8 – »Blade Runner O.S.T.« by Vangelis, EastWest 1993
find it at hhv.de on LP
Falls du den Film noch nicht gesehen hast, hol das unbedingt nach. Dann schalt den Bildschirm aus und hör dir nur den Soundtrack an. Dann wirst du begreifen, dass die Atmosphäre des Films zu 95% aus den genialen Soundscapes von Vangelis besteht. Diese rein synthetischen, endlosen Blechblassounds sind symptomatisch dafür und erledigen ihren Job echt gut. Diese Gänsehautfanfaren schmeißen mich jedes Mal aus dem Sessel, wenn ich den Film schaue – was ich hin und wieder tue. Den Director’s Cut, bei voller Lautstärke! Für die Nerds unter euch: Der Klangerzeuger ist ein Yamaha CS80.

9 – »The Fat Of The Land« by The Prodigy, XL Recordings 1997
find it at hhv.de on LP
Ich bin kein großer Fan ihres Früh- oder Spätwerks, aber das verfickte »Fat Of The Fucking Land« bedeutete damals wohl die massivste Energieeruption seiner Zeiten! Superinnovativ und frisch, und obwohl es da auch die Chemical Brothers und Fatboy Slim gab, rockte nur diese Platte meine Welt und inspirierte mich zu den Beats, die ich in den späten neunziger Jahren bastelte. Eine verfickte Bombe, und zeitlos obendrein!

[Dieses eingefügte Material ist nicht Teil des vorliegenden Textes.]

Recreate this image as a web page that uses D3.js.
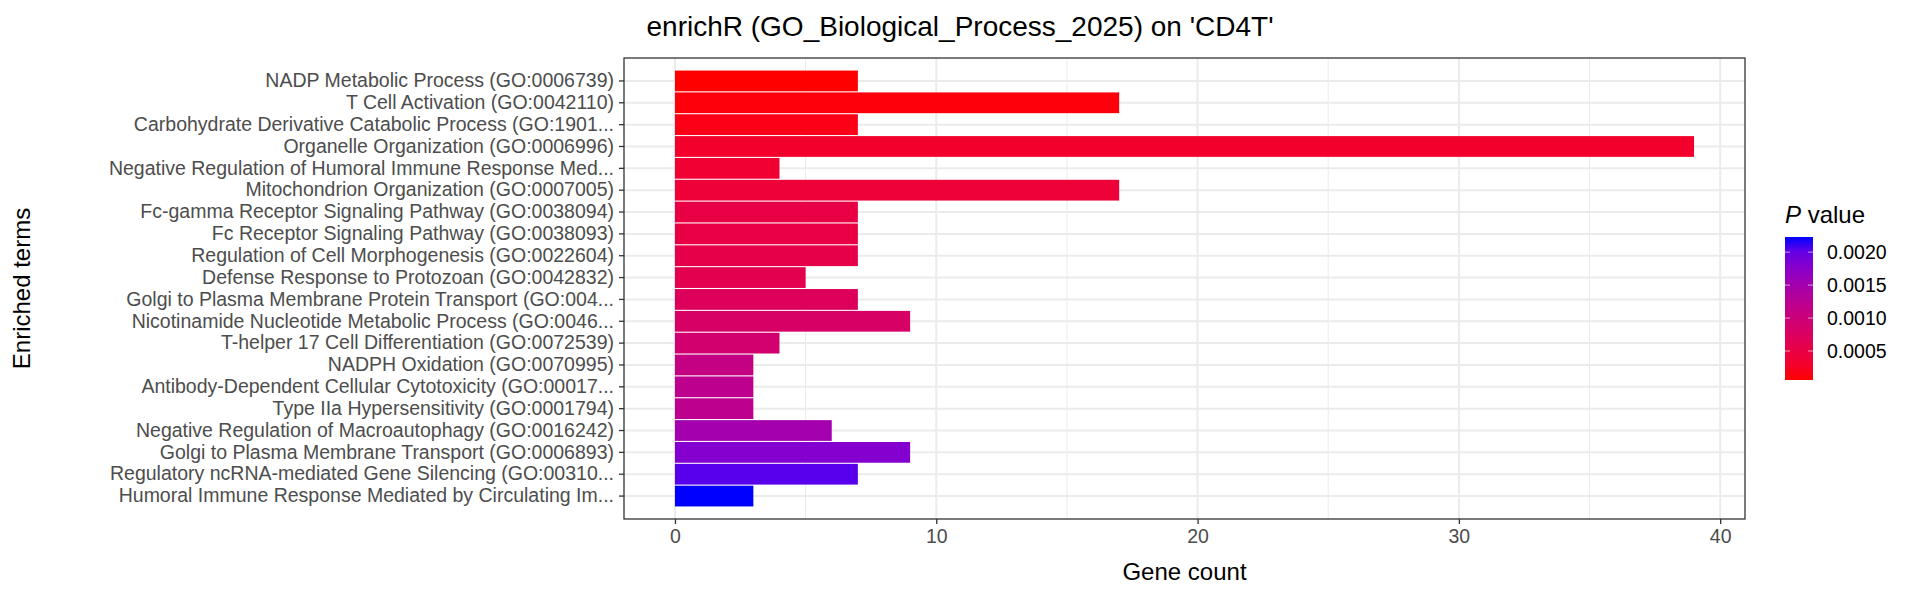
<!DOCTYPE html>
<html><head><meta charset="utf-8">
<script src="https://cdn.jsdelivr.net/npm/d3@7"></script>
<style>body{margin:0;background:#fff}text{font-family:"Liberation Sans",Arial,sans-serif}</style>
</head><body><svg id="chart" width="1920" height="600"></svg>
<script>
const terms = [
  "NADP Metabolic Process (GO:0006739)",
  "T Cell Activation (GO:0042110)",
  "Carbohydrate Derivative Catabolic Process (GO:1901...",
  "Organelle Organization (GO:0006996)",
  "Negative Regulation of Humoral Immune Response Med...",
  "Mitochondrion Organization (GO:0007005)",
  "Fc-gamma Receptor Signaling Pathway (GO:0038094)",
  "Fc Receptor Signaling Pathway (GO:0038093)",
  "Regulation of Cell Morphogenesis (GO:0022604)",
  "Defense Response to Protozoan (GO:0042832)",
  "Golgi to Plasma Membrane Protein Transport (GO:004...",
  "Nicotinamide Nucleotide Metabolic Process (GO:0046...",
  "T-helper 17 Cell Differentiation (GO:0072539)",
  "NADPH Oxidation (GO:0070995)",
  "Antibody-Dependent Cellular Cytotoxicity (GO:00017...",
  "Type IIa Hypersensitivity (GO:0001794)",
  "Negative Regulation of Macroautophagy (GO:0016242)",
  "Golgi to Plasma Membrane Transport (GO:0006893)",
  "Regulatory ncRNA-mediated Gene Silencing (GO:00310...",
  "Humoral Immune Response Mediated by Circulating Im..."
];
const counts = [7,17,7,39,4,17,7,7,7,5,7,9,4,3,3,3,6,9,7,3];
const pvals = [0.00006,0.0001,0.00015,0.0003,0.00035,0.0004,0.0005,0.0005,0.00055,0.0006,
  0.0007,0.0008,0.0009,0.0011,0.0012,0.0012,0.0015,0.0018,0.00205,0.00223];
const xTicks = [0,10,20,30,40];
const legendTicks = [0.0005,0.001,0.0015,0.002];

const svg = d3.select("#chart");
const L = 624, R = 1745, T = 58, B = 519;
const x = d3.scaleLinear().domain([-1.95, 40.95]).range([L, R]);
const y = d3.scaleBand().domain(terms).range([T, B]).paddingInner(0.05).paddingOuter(0.575);
const pmin = d3.min(pvals), pmax = d3.max(pvals);
const color = d3.scaleLinear().domain([pmin, pmax]).range(["#ff0000", "#0000ff"]).interpolate(d3.interpolateLab);

// grid
svg.append("g").selectAll("line").data([5,15,25,35]).join("line")
  .attr("x1", d => x(d)).attr("x2", d => x(d)).attr("y1", T).attr("y2", B)
  .attr("stroke", "#ebebeb").attr("stroke-width", 1);
svg.append("g").selectAll("line").data(xTicks).join("line")
  .attr("x1", d => x(d)).attr("x2", d => x(d)).attr("y1", T).attr("y2", B)
  .attr("stroke", "#ebebeb").attr("stroke-width", 2);
svg.append("g").selectAll("line").data(terms).join("line")
  .attr("x1", L).attr("x2", R).attr("y1", d => y(d) + y.bandwidth()/2).attr("y2", d => y(d) + y.bandwidth()/2)
  .attr("stroke", "#ebebeb").attr("stroke-width", 2);

// bars
svg.append("g").selectAll("rect").data(terms).join("rect")
  .attr("x", x(0)).attr("y", d => y(d))
  .attr("width", (d, i) => x(counts[i]) - x(0)).attr("height", y.bandwidth())
  .attr("fill", (d, i) => color(pvals[i]));

svg.append("rect").attr("x", L).attr("y", T).attr("width", R - L).attr("height", B - T)
  .attr("fill", "none").attr("stroke", "#333").attr("stroke-width", 1.3);

// axes
const xa = svg.append("g").attr("transform", `translate(0,${B})`)
  .call(d3.axisBottom(x).tickValues(xTicks).tickSize(5).tickPadding(5));
const ya = svg.append("g").attr("transform", `translate(${L},0)`)
  .call(d3.axisLeft(y).tickSize(5).tickPadding(5));
[xa, ya].forEach(a => {
  a.select(".domain").remove();
  a.selectAll(".tick line").attr("stroke", "#333").attr("stroke-width", 1.3);
  a.selectAll(".tick text").attr("fill", "#4d4d4d").style("font-size", "19.5px")
    .style("font-family", "'Liberation Sans', Arial, sans-serif");
});

svg.append("text").attr("x", 960).attr("y", 36).attr("text-anchor", "middle")
  .style("font-size", "28px").text("enrichR (GO_Biological_Process_2025) on 'CD4T'");
svg.append("text").attr("x", (L + R) / 2).attr("y", 580).attr("text-anchor", "middle")
  .style("font-size", "24px").text("Gene count");
svg.append("text").attr("transform", `translate(30,${(T + B) / 2}) rotate(-90)`).attr("text-anchor", "middle")
  .style("font-size", "24px").text("Enriched terms");

// legend
const lx = 1785, lw = 28, lt = 237, lb = 380;
const ly = d3.scaleLinear().domain([pmin, pmax]).range([lb, lt]);
const defs = svg.append("defs");
const grad = defs.append("linearGradient").attr("id", "pg").attr("x1", 0).attr("x2", 0).attr("y1", 1).attr("y2", 0);
d3.range(0, 1.01, 0.1).forEach(t => grad.append("stop").attr("offset", t)
  .attr("stop-color", color(pmin + t * (pmax - pmin))));
svg.append("rect").attr("x", lx).attr("y", lt).attr("width", lw).attr("height", lb - lt).attr("fill", "url(#pg)");
const lg = svg.append("g");
legendTicks.forEach(v => {
  lg.append("line").attr("x1", lx).attr("x2", lx + 5).attr("y1", ly(v)).attr("y2", ly(v)).attr("stroke", "#fff").attr("opacity", 0.6);
  lg.append("line").attr("x1", lx + lw - 5).attr("x2", lx + lw).attr("y1", ly(v)).attr("y2", ly(v)).attr("stroke", "#fff").attr("opacity", 0.6);
  lg.append("text").attr("x", lx + lw + 14).attr("y", ly(v)).attr("dy", "0.35em")
    .style("font-size", "19.5px").text(d3.format(".4f")(v));
});
const lt2 = svg.append("text").attr("x", 1785).attr("y", 223).style("font-size", "24px");
lt2.append("tspan").style("font-style", "italic").text("P");
lt2.append("tspan").text(" value");
</script></body></html>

10 – »Decompression« by Mathew Jonson
taken from the 12” »Decompression«, M_nus 2004
Wie du vielleicht gemerkt hast, spricht mich die heutige Musik nicht mehr so an wie das damals der Fall war. Das mag daran liegen, dass ich mein ganzes Leben lang schon Musik mache, seitdem ich als vierjähriger Junge zum Klavierspielen genötigt wurde. Heutzutage genieße ich Stille ebenso sehr wie das Hörerlebnis, das dazu gehört. Der letzte Track, der unbedingt auf dieser Liste zu finden sein muss, ist »Decompression«. Nicht nur, weil es ein großartiger Track von einem ebenso großartigen Künstler ist, sondern weil er mich 2005 wachgerüttelt hat. Nach 15 Jahren voll merkwürdiger Musik in meiner Diskografie hörte ich damit auf, nach dem Sound zu suchen, der mich und wie ich klingen wollte reflektieren könnte. Im Frühjahr 2005 hing ich mit meinem Kumpel Marc Romboy bei ihm zuhause rum und er spielte mir diesen Track vor. Plötzlich ergab alles Sinn. Lange Rede, kurzer Sinn: Ich ging nach Hause, nahm innerhalb von zwei Stunden einen Track auf und die erste Stephan Bodzin-EP war geboren. In musikalischer Hinsicht richtete sich mein Leben völlig neu aus und selbstverständlich ist »Decompression« einer meiner Lieblingstracks auf ewig geblieben.